Global conditions further undermine the promise of easy gains. By the mid-2020s, oil markets face oversupply, weak demand growth, and accelerating energy transition pressures. Prices remain low, margins are tight, and Venezuelan heavy crude is especially uncompetitive. Reviving production would require hundreds of billions in long-term investment, making it a risky, uncertain project rather than a quick revenue source.
Oil extraction is also inseparable from politics. Maintaining production would demand sustained military and administrative control to manage labour, suppress resistance, and protect infrastructure, turning oil into a coercive political process rather than a purely economic one.
As a result, Venezuelan oil functions primarily as a geopolitical tool. Control over reserves offers strategic leverage, particularly against rivals like China, and symbolically reinforces U.S. regional dominance. Rhetoric about “our oil” obscures motives rooted in power, control, and subordination. Anti-imperialist strategy must therefore prioritise sovereignty, social power, and popular mobilisation over narrow resource calculations.
Venezuela as Warning and Possibility
Imperial violence against Venezuela serves two purposes. First, it punishes a specific country for defiance. Second, it warns others not to follow the same path. The message is simple: elections will be respected only if their outcomes align with imperial interests.
Yet Venezuela also offers another lesson. Even under extraordinary pressure, people organised, resisted coups, maintained social programs, and defended the idea that national wealth should serve collective needs. Sanctions or military raids cannot erase that legacy.
A clear pattern emerges from various sources, such as academic research, UN reports, declassified documents, investigative journalism, and even some admissions by US officials. Venezuela has been punished not for a few bad policies but for taking control of its oil resources and insisting that this important asset serve domestic social needs instead of foreign capital. The sanctions weren’t meant to make governments more democratic; they were meant to make life harder for people, stop the flow of money, and break up civilian life. Democratic results were only accepted if they led to governments that were willing to work with outside economic interests. International law was used when it was convenient and ignored when it got in the way of imperial power.

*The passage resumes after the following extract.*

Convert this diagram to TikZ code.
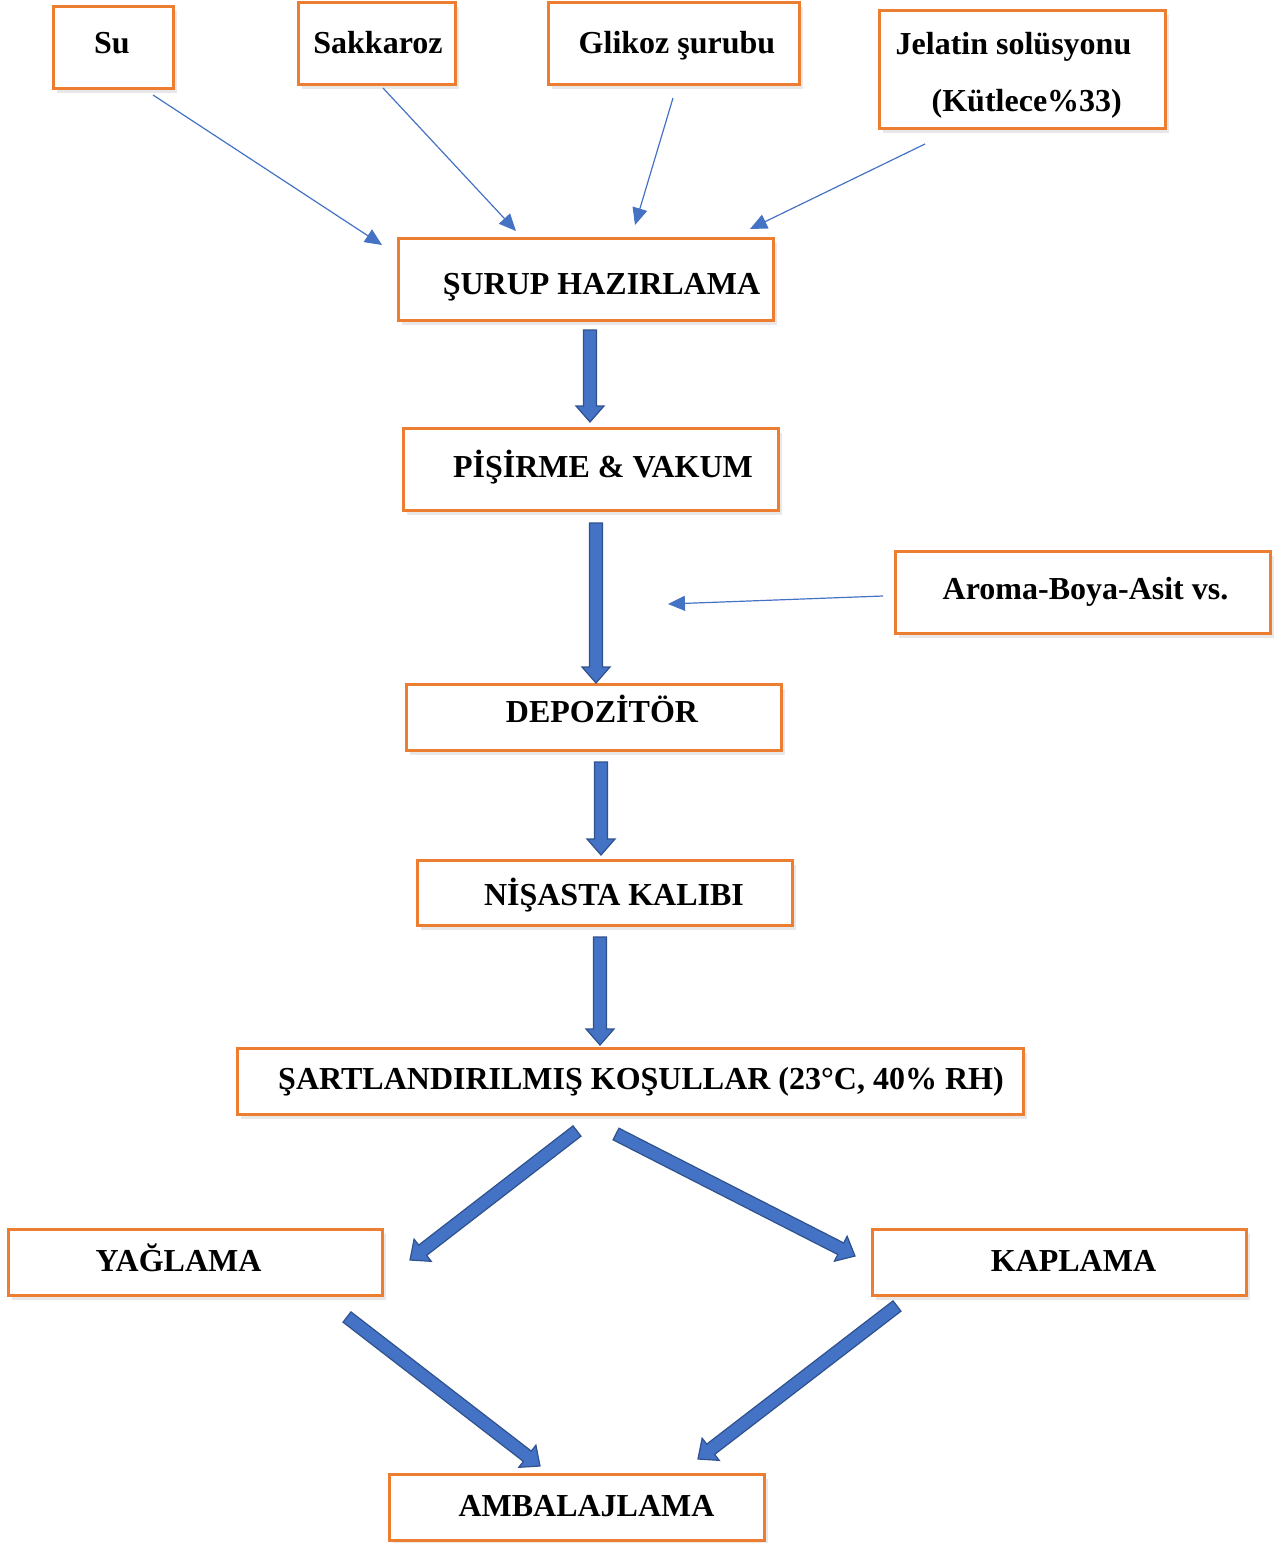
\documentclass[tikz,border=0pt]{standalone}
\usepackage{fontspec}
\setmainfont{Liberation Serif}
\usetikzlibrary{arrows.meta,calc,shadows}
\definecolor{borange}{HTML}{ED7D31}
\definecolor{fblue}{HTML}{4472C4}
\definecolor{fdark}{HTML}{2F528F}
\tikzset{
	box/.style={draw=borange,line width=3pt,fill=white,
		drop shadow={opacity=.18,shadow xshift=4pt,shadow yshift=-5pt}},
	feed/.style={fblue,line width=1.2pt,-{Triangle[length=17pt,width=15pt]}},
	fat/.style={draw=fdark,fill=fblue,line width=1.2pt,line join=miter,
		to path={let \p1=($(\tikztotarget)!16pt!(\tikztostart)$) in
			($(\tikztostart)!6.5pt!90:(\tikztotarget)$)--($(\p1)!6.5pt!90:(\tikztotarget)$)
			--($(\p1)!14pt!90:(\tikztotarget)$)--(\tikztotarget)
			--($(\p1)!14pt!-90:(\tikztotarget)$)--($(\p1)!6.5pt!-90:(\tikztotarget)$)
			--($(\tikztostart)!6.5pt!-90:(\tikztotarget)$)--cycle}}
}
\begin{document}
\begin{tikzpicture}[x=1pt,y=-1pt,font=\fontsize{32}{38}\selectfont\bfseries]
	\useasboundingbox(0,0)rectangle(1275,1543);
	% inputs
	\node[box,minimum width=120pt,minimum height=82pt,label={[xshift=-1pt,yshift=4pt]center:Su}](su)at(113,47){};
	\node[box,minimum width=157pt,minimum height=82pt,label={[xshift=1.5pt,yshift=0pt]center:Sakkaroz}](sakkaroz)at(376.5,43){};
	\node[box,minimum width=251pt,minimum height=82pt,label={[xshift=3.5pt,yshift=-3pt]center:Glikoz şurubu}](glikoz)at(673.5,43){};
	\node[box,minimum width=286pt,minimum height=118pt,label={[align=left,font=\fontsize{32}{57}\selectfont\bfseries,xshift=-8.5pt,yshift=-6pt]center:{Jelatin solüsyonu\\\hspace*{36pt}(Kütlece\%33)}}](jelatin)at(1022,69){};
	\node[box,minimum width=375pt,minimum height=82pt,label={[xshift=3pt,yshift=0pt]center:Aroma-Boya-Asit vs.}](aroma)at(1082.5,592){};
	% process
	\node[box,minimum width=375pt,minimum height=82pt,label={[xshift=16pt,yshift=-8pt]center:ŞURUP HAZIRLAMA}](surup)at(585.5,279){};
	\node[box,minimum width=375pt,minimum height=82pt,label={[xshift=12.5pt,yshift=2pt]center:PİŞİRME \& VAKUM}](pisirme)at(590.5,469){};
	\node[box,minimum width=375pt,minimum height=66pt,label={[xshift=8.5pt,yshift=8pt]center:DEPOZİTÖR}](depozitor)at(593.5,717){};
	\node[box,minimum width=375pt,minimum height=65pt,label={[xshift=9.5pt,yshift=-2.5pt]center:NİŞASTA KALIBI}](nisasta)at(604.5,892.5){};
	\node[box,minimum width=786pt,minimum height=66pt,label={[xshift=11pt,yshift=-1pt]center:{ŞARTLANDIRILMIŞ KOŞULLAR (23°C, 40\% RH)}}](kosul)at(630,1081){};
	\node[box,minimum width=374pt,minimum height=66pt,label={[xshift=-16.5pt,yshift=4pt]center:YAĞLAMA}](yaglama)at(195,1262){};
	\node[box,minimum width=374pt,minimum height=66pt,label={[xshift=14.5pt,yshift=1pt]center:KAPLAMA}](kaplama)at(1059,1262){};
	\node[box,minimum width=375pt,minimum height=66pt,label={[xshift=10pt,yshift=1pt]center:AMBALAJLAMA}](ambalaj)at(576.5,1507){};
	% thin arrows
	\coordinate(su-a)at(153,95);\coordinate(su-b)at(382,245);
	\coordinate(sak-a)at(383,88);\coordinate(sak-b)at(516,231);
	\coordinate(gli-a)at(673,98);\coordinate(gli-b)at(635,225);
	\coordinate(jel-a)at(925,144);\coordinate(jel-b)at(750,229);
	\coordinate(aro-a)at(883,596);\coordinate(aro-b)at(668,604);
	\draw[feed](su-a)--(su-b);
	\draw[feed](sak-a)--(sak-b);
	\draw[feed](gli-a)--(gli-b);
	\draw[feed](jel-a)--(jel-b);
	\draw[feed](aro-a)--(aro-b);
	% block arrows
	\coordinate(f1a)at(590,330);\coordinate(f1b)at(590,422);
	\coordinate(f2a)at(596,523);\coordinate(f2b)at(596,683);
	\coordinate(f3a)at(601,762);\coordinate(f3b)at(601,855);
	\coordinate(f4a)at(600,937);\coordinate(f4b)at(600,1045);
	\coordinate(f5a)at(577,1131);\coordinate(f5b)at(410,1260);
	\coordinate(f6a)at(616,1134);\coordinate(f6b)at(855,1256);
	\coordinate(f7a)at(347,1317);\coordinate(f7b)at(540,1466);
	\coordinate(f8a)at(897,1306);\coordinate(f8b)at(698,1459);
	\foreach \a/\b in {f1a/f1b,f2a/f2b,f3a/f3b,f4a/f4b,f5a/f5b,f6a/f6b,f7a/f7b,f8a/f8b}
		\draw[fat](\a)to(\b);
\end{tikzpicture}
\end{document}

We severly critique the Maduro regime for its anti dmeocrtaic and authoritative measures but to stand agianst UG imperialism we do not require ideological loyalty to any Venezuelan leader. They follow the accumulated record of policy, practice, and consequences. Venezuela’s tragedy is not that it tried something different and failed. It is that it tried something different at all—within a world order that reserves sovereignty for the powerful and discipline for everyone else. That is why Venezuela’s experience continues to resonate far beyond its borders.